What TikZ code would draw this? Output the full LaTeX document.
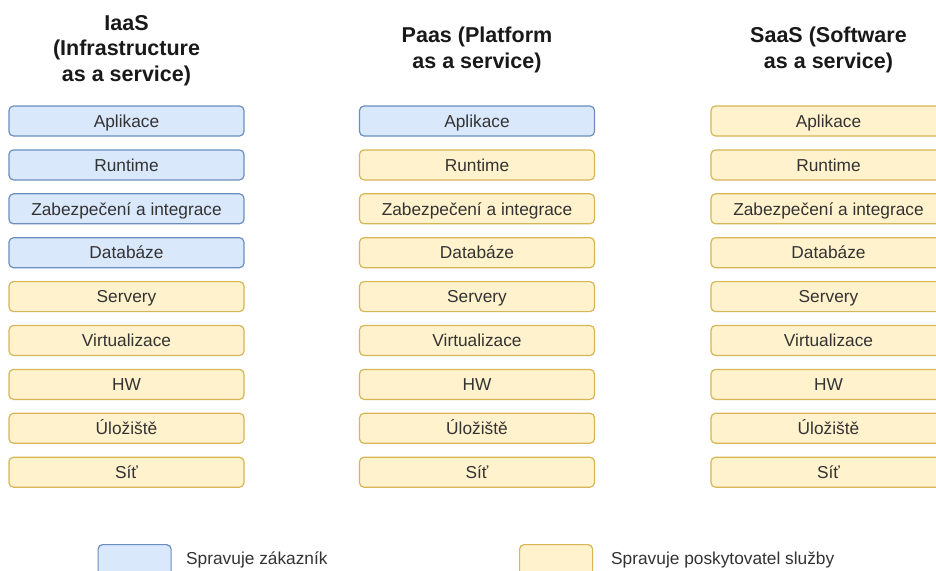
\documentclass[tikz,border=0pt]{standalone}
\usepackage{fontspec}
\setmainfont{Liberation Sans}
\definecolor{custfill}{HTML}{DAE8FC}
\definecolor{custdraw}{HTML}{6C8EBF}
\definecolor{provfill}{HTML}{FFF2CC}
\definecolor{provdraw}{HTML}{D6B656}
\definecolor{txt}{HTML}{333333}
\tikzset{
  layer/.style={rounded corners=4.5pt, line width=1.2pt, minimum width=235pt,
    minimum height=30pt, inner sep=0pt, text=txt, text height=12.4pt, text depth=0pt,
    font=\fontsize{17.3}{20}\selectfont},
  cust/.style={layer, fill=custfill, draw=custdraw},
  prov/.style={layer, fill=provfill, draw=provdraw},
  head/.style={anchor=base, inner sep=0pt, font=\fontsize{21.5}{26}\selectfont\bfseries, text=black!90},
  legendbox/.style={rounded corners=4.5pt, line width=1.2pt, minimum width=73pt,
    minimum height=40pt, inner sep=0pt, anchor=north west},
  legendtext/.style={anchor=base west, inner sep=0pt, text=txt, font=\fontsize{17.3}{20}\selectfont}
}
\begin{document}
\begin{tikzpicture}[x=1pt,y=-1pt]
\useasboundingbox (0,0) rectangle (936,570);
\clip (0,0) rectangle (936,570);
\fill[white] (0,0) rectangle (936,570);

% column headers (one node per line, placed on their baselines)
\node[head] (hI1) at (126.5,30) {IaaS};
\node[head] (hI2) at (126.5,55.5) {(Infrastructure};
\node[head] (hI3) at (126.5,81) {as a service)};
\node[head] (hP1) at (477,42.7) {Paas (Platform};
\node[head] (hP2) at (477,68.2) {as a service)};
\node[head] (hS1) at (828.5,42.7) {SaaS (Software};
\node[head] (hS2) at (828.5,68.2) {as a service)};

% layer stacks: #1 = column key, #2 = number of layers the customer manages
\newcommand\stackcol[2]{%
  \foreach \lbl [count=\i] in {Aplikace,Runtime,Zabezpečení a integrace,Databáze,Servery,Virtualizace,HW,Úložiště,Síť}{%
    \pgfmathsetmacro\yy{121+(\i-1)*43.9}%
    \pgfmathparse{\i<=#2 ? "cust" : "prov"}%
    \edef\sty{\pgfmathresult}%
    \node[\sty] (#1-\i) at (\csname colx#1\endcsname,\yy) {\lbl};
  }%
}
\def\colxI{126.5}
\def\colxP{477}
\def\colxS{828.5}
\stackcol{I}{4}
\stackcol{P}{1}
\stackcol{S}{0}

% legend
\node[legendbox, fill=custfill, draw=custdraw] (lc) at (97.5,544) {};
\node[legendtext] (lct) at (186,564) {Spravuje zákazník};
\node[legendbox, fill=provfill, draw=provdraw] (lp) at (519,544) {};
\node[legendtext] (lpt) at (611,564) {Spravuje poskytovatel služby};
\end{tikzpicture}
\end{document}
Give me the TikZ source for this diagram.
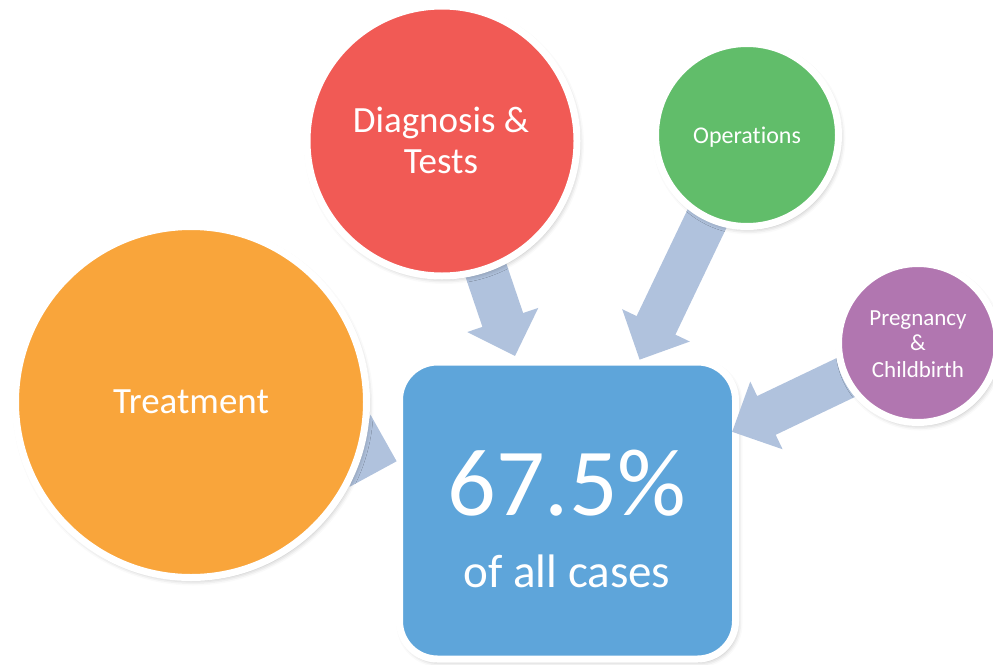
\documentclass[tikz,border=0pt]{standalone}
\usepackage{fontspec}
\setmainfont{Carlito}[Ligatures=NoCommon]
\usetikzlibrary{calc,shadows.blur}

\definecolor{treatOrange}{HTML}{F9A53B}
\definecolor{diagRed}{HTML}{F15A55}
\definecolor{opGreen}{HTML}{61BD6A}
\definecolor{pregPurple}{HTML}{B176B0}
\definecolor{hubBlue}{HTML}{5EA5DA}
\definecolor{arrowBlue}{HTML}{B0C2DD}

% block arrow from #1 towards #2, tip at distance #3 from #1
\newcommand\blockarrow[3]{%
  \coordinate (ba-s) at (#1);
  \coordinate (ba-t) at ($(#1)!#3!(#2)$);
  \coordinate (ba-b) at ($(ba-t)!38pt!(ba-s)$);
  \fill[arrowfill]
    ($(ba-s)!21.5pt!90:(ba-t)$) -- ($(ba-b)!21.5pt!90:(ba-t)$) --
    ($(ba-b)!37.5pt!90:(ba-t)$) -- (ba-t) --
    ($(ba-b)!37.5pt!-90:(ba-t)$) -- ($(ba-b)!21.5pt!-90:(ba-t)$) --
    ($(ba-s)!21.5pt!-90:(ba-t)$) -- cycle;}

\begin{document}
\begin{tikzpicture}[x=1pt,y=-1pt,
  softshadow/.style={blur shadow={shadow xshift=2pt, shadow yshift=-3pt,
      shadow blur radius=5pt, shadow opacity=30}},
  bubble/.style={circle, draw=white, line width=7pt, inner sep=0pt,
      outer sep=0pt, softshadow},
  hub/.style={rectangle, rounded corners=38pt, draw=white, line width=7pt,
      fill=hubBlue, minimum width=336pt, minimum height=297pt,
      inner sep=0pt, outer sep=0pt, softshadow},
  label/.style={text=white, anchor=base, inner sep=0pt, align=center},
  arrowfill/.style={fill=arrowBlue}]

\useasboundingbox (0,0) rectangle (993,664);

% centres of the category bubbles
\coordinate (treatC) at (191,402);
\coordinate (diagC) at (442,141);
\coordinate (operC) at (747,135);
\coordinate (pregC) at (918,343);

% central box
\node[hub] (hub) at (567.5,510.5) {};

% arrows pointing into the box
\blockarrow{treatC}{hub.center}{214pt}
\blockarrow{diagC}{hub.center}{227pt}
\blockarrow{operC}{hub.center}{249pt}
\blockarrow{pregC}{hub.center}{206pt}

\node[label, font=\fontsize{96}{96}\selectfont] (pct) at (567,515) {67.5\%};
\node[label, font=\fontsize{47}{47}\selectfont] (cases) at (567,587) {of all cases};

% surrounding categories
\node[bubble, fill=treatOrange, minimum size=351pt] (treat) at (treatC) {};
\node[label, font=\fontsize{37}{37}\selectfont] (treatT) at (191,413) {Treatment};

\node[bubble, fill=diagRed, minimum size=270pt] (diag) at (diagC) {};
\node[label, font=\fontsize{37}{37}\selectfont] (diagT1) at (441,132) {Diagnosis \&};
\node[label, font=\fontsize{37}{37}\selectfont] (diagT2) at (441,173) {Tests};

\node[bubble, fill=opGreen, minimum size=183pt] (oper) at (operC) {};
\node[label, font=\fontsize{24}{24}\selectfont] (operT) at (747,143) {Operations};

\node[bubble, fill=pregPurple, minimum size=159pt] (preg) at (pregC) {};
\node[label, font=\fontsize{23}{23}\selectfont] (pregT1) at (918,325) {Pregnancy};
\node[label, font=\fontsize{23}{23}\selectfont] (pregT2) at (918,350) {\&};
\node[label, font=\fontsize{23}{23}\selectfont] (pregT3) at (918,377) {Childbirth};
\end{tikzpicture}
\end{document}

# # # #

### PROBLEM STATEMENT
Reproduce every entry exactly, but omit each picture.

### EXERCISE RESPONSE
What TikZ code would draw this? Output the full LaTeX document.
\documentclass[tikz,border=0pt]{standalone}
\usepackage{fontspec}
\setmainfont{Liberation Sans}
\definecolor{custfill}{HTML}{DAE8FC}
\definecolor{custdraw}{HTML}{6C8EBF}
\definecolor{provfill}{HTML}{FFF2CC}
\definecolor{provdraw}{HTML}{D6B656}
\definecolor{txt}{HTML}{333333}
\tikzset{
  layer/.style={rounded corners=4.5pt, line width=1.2pt, minimum width=235pt,
    minimum height=30pt, inner sep=0pt, text=txt, text height=12.4pt, text depth=0pt,
    font=\fontsize{17.3}{20}\selectfont},
  cust/.style={layer, fill=custfill, draw=custdraw},
  prov/.style={layer, fill=provfill, draw=provdraw},
  head/.style={anchor=base, inner sep=0pt, font=\fontsize{21.5}{26}\selectfont\bfseries, text=black!90},
  legendbox/.style={rounded corners=4.5pt, line width=1.2pt, minimum width=73pt,
    minimum height=40pt, inner sep=0pt, anchor=north west},
  legendtext/.style={anchor=base west, inner sep=0pt, text=txt, font=\fontsize{17.3}{20}\selectfont}
}
\begin{document}
\begin{tikzpicture}[x=1pt,y=-1pt]
\useasboundingbox (0,0) rectangle (936,570);
\clip (0,0) rectangle (936,570);
\fill[white] (0,0) rectangle (936,570);

% column headers (one node per line, placed on their baselines)
\node[head] (hI1) at (126.5,30) {IaaS};
\node[head] (hI2) at (126.5,55.5) {(Infrastructure};
\node[head] (hI3) at (126.5,81) {as a service)};
\node[head] (hP1) at (477,42.7) {Paas (Platform};
\node[head] (hP2) at (477,68.2) {as a service)};
\node[head] (hS1) at (828.5,42.7) {SaaS (Software};
\node[head] (hS2) at (828.5,68.2) {as a service)};

% layer stacks: #1 = column key, #2 = number of layers the customer manages
\newcommand\stackcol[2]{%
  \foreach \lbl [count=\i] in {Aplikace,Runtime,Zabezpečení a integrace,Databáze,Servery,Virtualizace,HW,Úložiště,Síť}{%
    \pgfmathsetmacro\yy{121+(\i-1)*43.9}%
    \pgfmathparse{\i<=#2 ? "cust" : "prov"}%
    \edef\sty{\pgfmathresult}%
    \node[\sty] (#1-\i) at (\csname colx#1\endcsname,\yy) {\lbl};
  }%
}
\def\colxI{126.5}
\def\colxP{477}
\def\colxS{828.5}
\stackcol{I}{4}
\stackcol{P}{1}
\stackcol{S}{0}

% legend
\node[legendbox, fill=custfill, draw=custdraw] (lc) at (97.5,544) {};
\node[legendtext] (lct) at (186,564) {Spravuje zákazník};
\node[legendbox, fill=provfill, draw=provdraw] (lp) at (519,544) {};
\node[legendtext] (lpt) at (611,564) {Spravuje poskytovatel služby};
\end{tikzpicture}
\end{document}
Give me the TikZ source for this diagram.
\documentclass[tikz,border=0pt]{standalone}
\usepackage{fontspec}
\setmainfont{Carlito}[Ligatures=NoCommon]
\usetikzlibrary{calc,shadows.blur}

\definecolor{treatOrange}{HTML}{F9A53B}
\definecolor{diagRed}{HTML}{F15A55}
\definecolor{opGreen}{HTML}{61BD6A}
\definecolor{pregPurple}{HTML}{B176B0}
\definecolor{hubBlue}{HTML}{5EA5DA}
\definecolor{arrowBlue}{HTML}{B0C2DD}

% block arrow from #1 towards #2, tip at distance #3 from #1
\newcommand\blockarrow[3]{%
  \coordinate (ba-s) at (#1);
  \coordinate (ba-t) at ($(#1)!#3!(#2)$);
  \coordinate (ba-b) at ($(ba-t)!38pt!(ba-s)$);
  \fill[arrowfill]
    ($(ba-s)!21.5pt!90:(ba-t)$) -- ($(ba-b)!21.5pt!90:(ba-t)$) --
    ($(ba-b)!37.5pt!90:(ba-t)$) -- (ba-t) --
    ($(ba-b)!37.5pt!-90:(ba-t)$) -- ($(ba-b)!21.5pt!-90:(ba-t)$) --
    ($(ba-s)!21.5pt!-90:(ba-t)$) -- cycle;}

\begin{document}
\begin{tikzpicture}[x=1pt,y=-1pt,
  softshadow/.style={blur shadow={shadow xshift=2pt, shadow yshift=-3pt,
      shadow blur radius=5pt, shadow opacity=30}},
  bubble/.style={circle, draw=white, line width=7pt, inner sep=0pt,
      outer sep=0pt, softshadow},
  hub/.style={rectangle, rounded corners=38pt, draw=white, line width=7pt,
      fill=hubBlue, minimum width=336pt, minimum height=297pt,
      inner sep=0pt, outer sep=0pt, softshadow},
  label/.style={text=white, anchor=base, inner sep=0pt, align=center},
  arrowfill/.style={fill=arrowBlue}]

\useasboundingbox (0,0) rectangle (993,664);

% centres of the category bubbles
\coordinate (treatC) at (191,402);
\coordinate (diagC) at (442,141);
\coordinate (operC) at (747,135);
\coordinate (pregC) at (918,343);

% central box
\node[hub] (hub) at (567.5,510.5) {};

% arrows pointing into the box
\blockarrow{treatC}{hub.center}{214pt}
\blockarrow{diagC}{hub.center}{227pt}
\blockarrow{operC}{hub.center}{249pt}
\blockarrow{pregC}{hub.center}{206pt}

\node[label, font=\fontsize{96}{96}\selectfont] (pct) at (567,515) {67.5\%};
\node[label, font=\fontsize{47}{47}\selectfont] (cases) at (567,587) {of all cases};

% surrounding categories
\node[bubble, fill=treatOrange, minimum size=351pt] (treat) at (treatC) {};
\node[label, font=\fontsize{37}{37}\selectfont] (treatT) at (191,413) {Treatment};

\node[bubble, fill=diagRed, minimum size=270pt] (diag) at (diagC) {};
\node[label, font=\fontsize{37}{37}\selectfont] (diagT1) at (441,132) {Diagnosis \&};
\node[label, font=\fontsize{37}{37}\selectfont] (diagT2) at (441,173) {Tests};

\node[bubble, fill=opGreen, minimum size=183pt] (oper) at (operC) {};
\node[label, font=\fontsize{24}{24}\selectfont] (operT) at (747,143) {Operations};

\node[bubble, fill=pregPurple, minimum size=159pt] (preg) at (pregC) {};
\node[label, font=\fontsize{23}{23}\selectfont] (pregT1) at (918,325) {Pregnancy};
\node[label, font=\fontsize{23}{23}\selectfont] (pregT2) at (918,350) {\&};
\node[label, font=\fontsize{23}{23}\selectfont] (pregT3) at (918,377) {Childbirth};
\end{tikzpicture}
\end{document}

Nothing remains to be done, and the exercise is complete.